— START OF SUPPLIED RECORDS —

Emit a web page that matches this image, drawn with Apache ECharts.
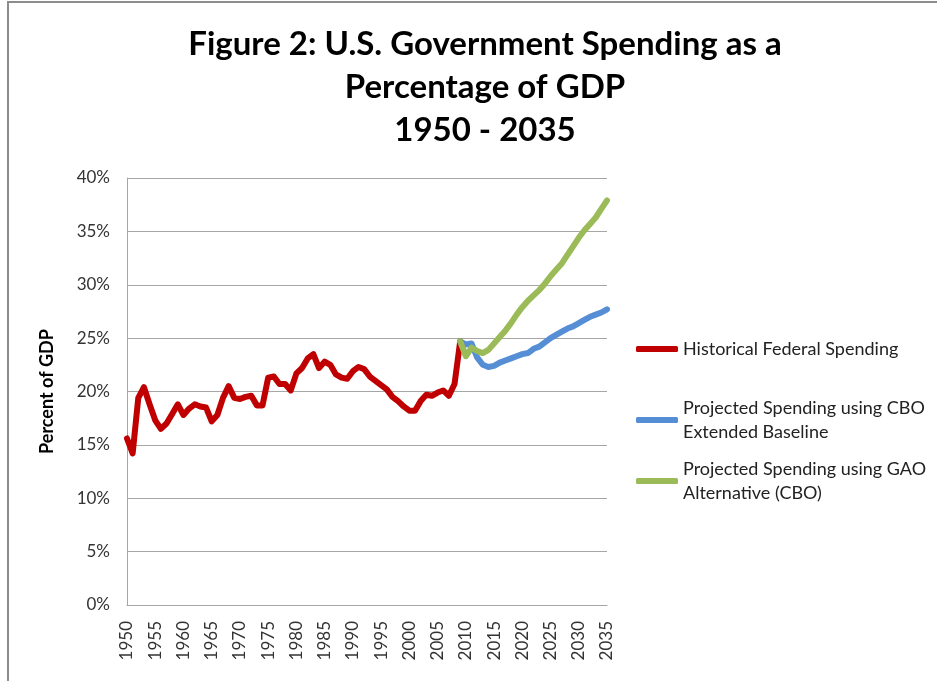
<!DOCTYPE html>
<html>
<head>
<meta charset="utf-8">
<script src="https://cdn.jsdelivr.net/npm/echarts@6/dist/echarts.min.js"></script>
<style>
  html, body { margin: 0; padding: 0; background: #fff; }
  #chart { width: 937px; height: 681px; }
</style>
</head>
<body>
<div id="chart"></div>
<script>
// years on the category axis
var years = [];
for (var y = 1950; y <= 2035; y++) years.push(String(y));

// historical federal spending, % of GDP, 1950 - 2009
var historical = [
    15.6, 14.2, 19.4, 20.4, 18.8, 17.3, 16.5, 17.0, 17.9, 18.8,
    17.8, 18.4, 18.8, 18.6, 18.5, 17.2, 17.8, 19.4, 20.5, 19.4,
    19.3, 19.5, 19.6, 18.7, 18.7, 21.3, 21.4, 20.7, 20.7, 20.1,
    21.7, 22.2, 23.1, 23.5, 22.2, 22.8, 22.5, 21.6, 21.3, 21.2,
    21.9, 22.3, 22.1, 21.4, 21.0, 20.6, 20.2, 19.5, 19.1, 18.6,
    18.2, 18.2, 19.1, 19.7, 19.6, 19.9, 20.1, 19.6, 20.7, 24.7
];

// projections, % of GDP, 2009 - 2035
var cboBaseline = [
    24.7, 24.4, 24.5, 23.2, 22.5, 22.3, 22.4, 22.7, 22.9, 23.1,
    23.3, 23.5, 23.6, 24.0, 24.2, 24.6, 25.0, 25.3, 25.6, 25.9,
    26.1, 26.4, 26.7, 27.0, 27.2, 27.4, 27.7
];
var gaoAlternative = [
    24.7, 23.3, 24.1, 23.8, 23.6, 23.9, 24.5, 25.1, 25.7, 26.4,
    27.2, 27.9, 28.5, 29.0, 29.5, 30.1, 30.8, 31.4, 32.0, 32.8,
    33.6, 34.4, 35.1, 35.7, 36.3, 37.1, 37.9
];

var seriesNames = [
    'Historical Federal Spending',
    'Projected Spending using CBO Extended Baseline',
    'Projected Spending using GAO Alternative (CBO)'
];

// pad a series out to the full year range
function padData(values, startYear) {
    var out = [];
    for (var i = 0; i < years.length; i++) {
        var idx = Number(years[i]) - startYear;
        out.push(idx >= 0 && idx < values.length ? values[idx] : null);
    }
    return out;
}

var fontName = 'Lato';
var legendWrap = {};
legendWrap[seriesNames[0]] = 'Historical Federal Spending';
legendWrap[seriesNames[1]] = 'Projected Spending using CBO\nExtended Baseline';
legendWrap[seriesNames[2]] = 'Projected Spending using GAO\nAlternative (CBO)';

function makeLegend(name, top, twoLines) {
    return {
        data: [name],
        left: 636,
        top: top,
        padding: 0,
        itemWidth: 42,
        itemHeight: 6,
        itemGap: 0,
        icon: 'roundRect',
        formatter: function (n) { return legendWrap[n]; },
        textStyle: {
            fontFamily: fontName,
            fontSize: 18,
            color: '#222',
            lineHeight: 24,
            padding: twoLines ? [24, 0, 0, 0] : 0
        }
    };
}

var chart = echarts.init(document.getElementById('chart'));
var option = {
    backgroundColor: '#fff',
    animation: false,
    graphic: [{
        type: 'rect',
        shape: { x: 8, y: 2, width: 1200, height: 1200 },
        style: { fill: 'none', stroke: '#8c8c8c', lineWidth: 2 },
        silent: true
    }],
    title: {
        text: 'Figure 2: U.S. Government Spending as a\nPercentage of GDP\n1950 - 2035',
        left: 480,
        top: 18,
        textAlign: 'center',
        textStyle: {
            fontFamily: fontName,
            fontSize: 33,
            fontWeight: 'bold',
            color: '#000',
            lineHeight: 43
        }
    },
    legend: [
        makeLegend(seriesNames[0], 337, false),
        makeLegend(seriesNames[1], 384, true),
        makeLegend(seriesNames[2], 445, true)
    ],
    grid: { left: 127, right: 330, top: 178, bottom: 76, containLabel: false },
    xAxis: {
        type: 'category',
        data: years,
        boundaryGap: false,
        axisLine: { lineStyle: { color: '#a6a6a6', width: 1 } },
        axisTick: { show: false },
        axisLabel: {
            interval: 4,
            rotate: 90,
            margin: 16,
            fontFamily: fontName,
            fontSize: 17,
            color: '#333'
        },
        splitLine: { show: false }
    },
    yAxis: {
        type: 'value',
        min: 0,
        max: 40,
        interval: 5,
        name: 'Percent of GDP',
        nameLocation: 'middle',
        nameGap: 71,
        nameTextStyle: {
            fontFamily: fontName,
            fontSize: 18,
            fontWeight: 'bold',
            color: '#000'
        },
        axisLine: { show: true, lineStyle: { color: '#a6a6a6', width: 1 } },
        axisTick: { show: false },
        axisLabel: {
            formatter: '{value}%',
            margin: 17,
            fontFamily: fontName,
            fontSize: 17,
            color: '#333'
        },
        splitLine: { lineStyle: { color: '#a6a6a6', width: 1 } }
    },
    series: [{
        name: seriesNames[0],
        type: 'line',
        data: padData(historical, 1950),
        showSymbol: false,
        symbol: 'none',
        lineStyle: { color: '#C00000', width: 6, cap: 'round', join: 'round' },
        itemStyle: { color: '#C00000' }
    }, {
        name: seriesNames[1],
        type: 'line',
        data: padData(cboBaseline, 2009),
        showSymbol: false,
        symbol: 'none',
        lineStyle: { color: '#558ED5', width: 6, cap: 'round', join: 'round' },
        itemStyle: { color: '#558ED5' }
    }, {
        name: seriesNames[2],
        type: 'line',
        data: padData(gaoAlternative, 2009),
        showSymbol: false,
        symbol: 'none',
        lineStyle: { color: '#9BBB59', width: 6, cap: 'round', join: 'round' },
        itemStyle: { color: '#9BBB59' }
    }]
};
chart.setOption(option);
</script>
</body>
</html>
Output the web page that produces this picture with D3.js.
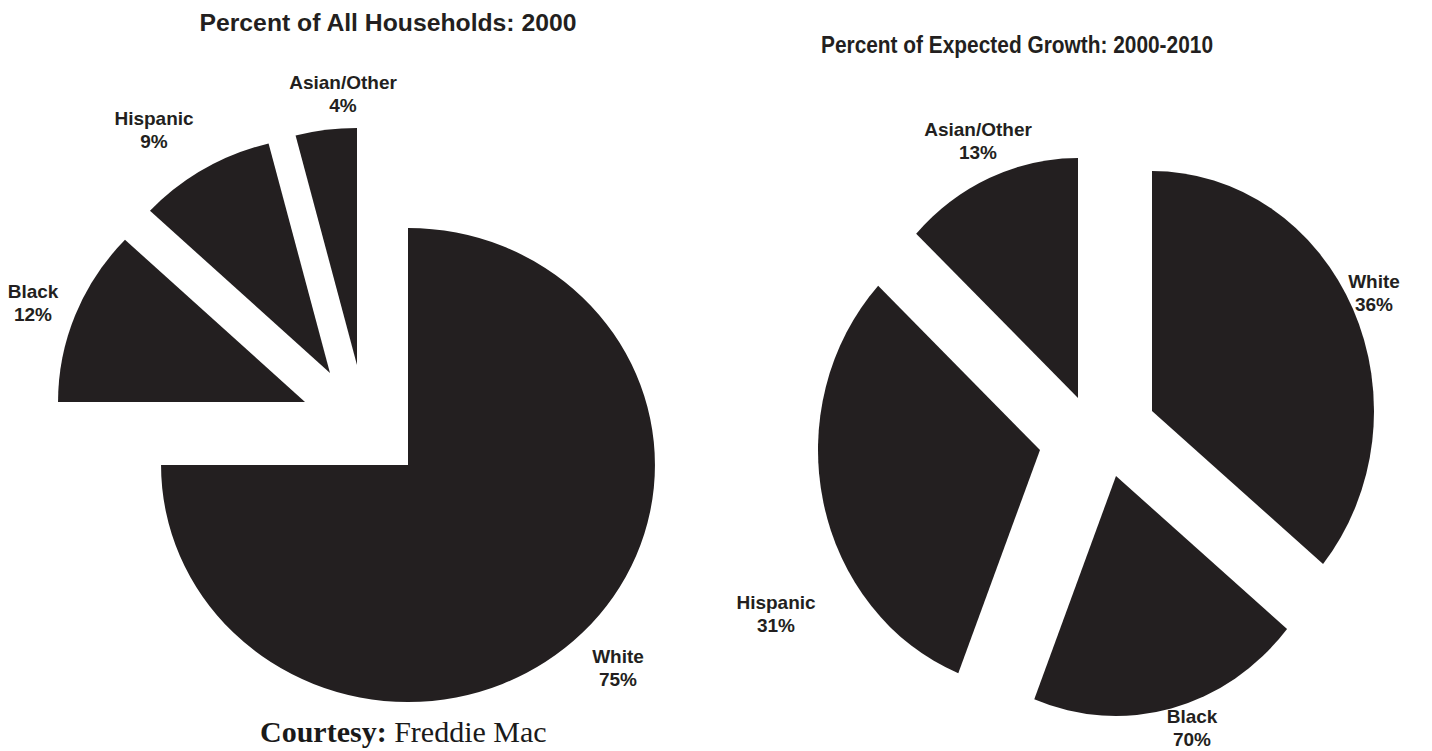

— END OF SUPPLIED RECORDS —

**INSTRUCTIONS FOR THE TASK**. Leave the pictures out and write out every entry exactly as given.

**EXPECTED OUTPUT**.
Emit a web page that matches this image, drawn with Apache ECharts.
<!DOCTYPE html>
<html>
<head>
<meta charset="utf-8">
<script src="https://cdn.jsdelivr.net/npm/echarts@6/dist/echarts.min.js"></script>
<style>
  html, body { margin: 0; padding: 0; background: #fff; }
  #chart { width: 937px; height: 681px; }
</style>
</head>
<body>
<div id="chart"></div>
<script>
// years on the category axis
var years = [];
for (var y = 1950; y <= 2035; y++) years.push(String(y));

// historical federal spending, % of GDP, 1950 - 2009
var historical = [
    15.6, 14.2, 19.4, 20.4, 18.8, 17.3, 16.5, 17.0, 17.9, 18.8,
    17.8, 18.4, 18.8, 18.6, 18.5, 17.2, 17.8, 19.4, 20.5, 19.4,
    19.3, 19.5, 19.6, 18.7, 18.7, 21.3, 21.4, 20.7, 20.7, 20.1,
    21.7, 22.2, 23.1, 23.5, 22.2, 22.8, 22.5, 21.6, 21.3, 21.2,
    21.9, 22.3, 22.1, 21.4, 21.0, 20.6, 20.2, 19.5, 19.1, 18.6,
    18.2, 18.2, 19.1, 19.7, 19.6, 19.9, 20.1, 19.6, 20.7, 24.7
];

// projections, % of GDP, 2009 - 2035
var cboBaseline = [
    24.7, 24.4, 24.5, 23.2, 22.5, 22.3, 22.4, 22.7, 22.9, 23.1,
    23.3, 23.5, 23.6, 24.0, 24.2, 24.6, 25.0, 25.3, 25.6, 25.9,
    26.1, 26.4, 26.7, 27.0, 27.2, 27.4, 27.7
];
var gaoAlternative = [
    24.7, 23.3, 24.1, 23.8, 23.6, 23.9, 24.5, 25.1, 25.7, 26.4,
    27.2, 27.9, 28.5, 29.0, 29.5, 30.1, 30.8, 31.4, 32.0, 32.8,
    33.6, 34.4, 35.1, 35.7, 36.3, 37.1, 37.9
];

var seriesNames = [
    'Historical Federal Spending',
    'Projected Spending using CBO Extended Baseline',
    'Projected Spending using GAO Alternative (CBO)'
];

// pad a series out to the full year range
function padData(values, startYear) {
    var out = [];
    for (var i = 0; i < years.length; i++) {
        var idx = Number(years[i]) - startYear;
        out.push(idx >= 0 && idx < values.length ? values[idx] : null);
    }
    return out;
}

var fontName = 'Lato';
var legendWrap = {};
legendWrap[seriesNames[0]] = 'Historical Federal Spending';
legendWrap[seriesNames[1]] = 'Projected Spending using CBO\nExtended Baseline';
legendWrap[seriesNames[2]] = 'Projected Spending using GAO\nAlternative (CBO)';

function makeLegend(name, top, twoLines) {
    return {
        data: [name],
        left: 636,
        top: top,
        padding: 0,
        itemWidth: 42,
        itemHeight: 6,
        itemGap: 0,
        icon: 'roundRect',
        formatter: function (n) { return legendWrap[n]; },
        textStyle: {
            fontFamily: fontName,
            fontSize: 18,
            color: '#222',
            lineHeight: 24,
            padding: twoLines ? [24, 0, 0, 0] : 0
        }
    };
}

var chart = echarts.init(document.getElementById('chart'));
var option = {
    backgroundColor: '#fff',
    animation: false,
    graphic: [{
        type: 'rect',
        shape: { x: 8, y: 2, width: 1200, height: 1200 },
        style: { fill: 'none', stroke: '#8c8c8c', lineWidth: 2 },
        silent: true
    }],
    title: {
        text: 'Figure 2: U.S. Government Spending as a\nPercentage of GDP\n1950 - 2035',
        left: 480,
        top: 18,
        textAlign: 'center',
        textStyle: {
            fontFamily: fontName,
            fontSize: 33,
            fontWeight: 'bold',
            color: '#000',
            lineHeight: 43
        }
    },
    legend: [
        makeLegend(seriesNames[0], 337, false),
        makeLegend(seriesNames[1], 384, true),
        makeLegend(seriesNames[2], 445, true)
    ],
    grid: { left: 127, right: 330, top: 178, bottom: 76, containLabel: false },
    xAxis: {
        type: 'category',
        data: years,
        boundaryGap: false,
        axisLine: { lineStyle: { color: '#a6a6a6', width: 1 } },
        axisTick: { show: false },
        axisLabel: {
            interval: 4,
            rotate: 90,
            margin: 16,
            fontFamily: fontName,
            fontSize: 17,
            color: '#333'
        },
        splitLine: { show: false }
    },
    yAxis: {
        type: 'value',
        min: 0,
        max: 40,
        interval: 5,
        name: 'Percent of GDP',
        nameLocation: 'middle',
        nameGap: 71,
        nameTextStyle: {
            fontFamily: fontName,
            fontSize: 18,
            fontWeight: 'bold',
            color: '#000'
        },
        axisLine: { show: true, lineStyle: { color: '#a6a6a6', width: 1 } },
        axisTick: { show: false },
        axisLabel: {
            formatter: '{value}%',
            margin: 17,
            fontFamily: fontName,
            fontSize: 17,
            color: '#333'
        },
        splitLine: { lineStyle: { color: '#a6a6a6', width: 1 } }
    },
    series: [{
        name: seriesNames[0],
        type: 'line',
        data: padData(historical, 1950),
        showSymbol: false,
        symbol: 'none',
        lineStyle: { color: '#C00000', width: 6, cap: 'round', join: 'round' },
        itemStyle: { color: '#C00000' }
    }, {
        name: seriesNames[1],
        type: 'line',
        data: padData(cboBaseline, 2009),
        showSymbol: false,
        symbol: 'none',
        lineStyle: { color: '#558ED5', width: 6, cap: 'round', join: 'round' },
        itemStyle: { color: '#558ED5' }
    }, {
        name: seriesNames[2],
        type: 'line',
        data: padData(gaoAlternative, 2009),
        showSymbol: false,
        symbol: 'none',
        lineStyle: { color: '#9BBB59', width: 6, cap: 'round', join: 'round' },
        itemStyle: { color: '#9BBB59' }
    }]
};
chart.setOption(option);
</script>
</body>
</html>
Output the web page that produces this picture with D3.js.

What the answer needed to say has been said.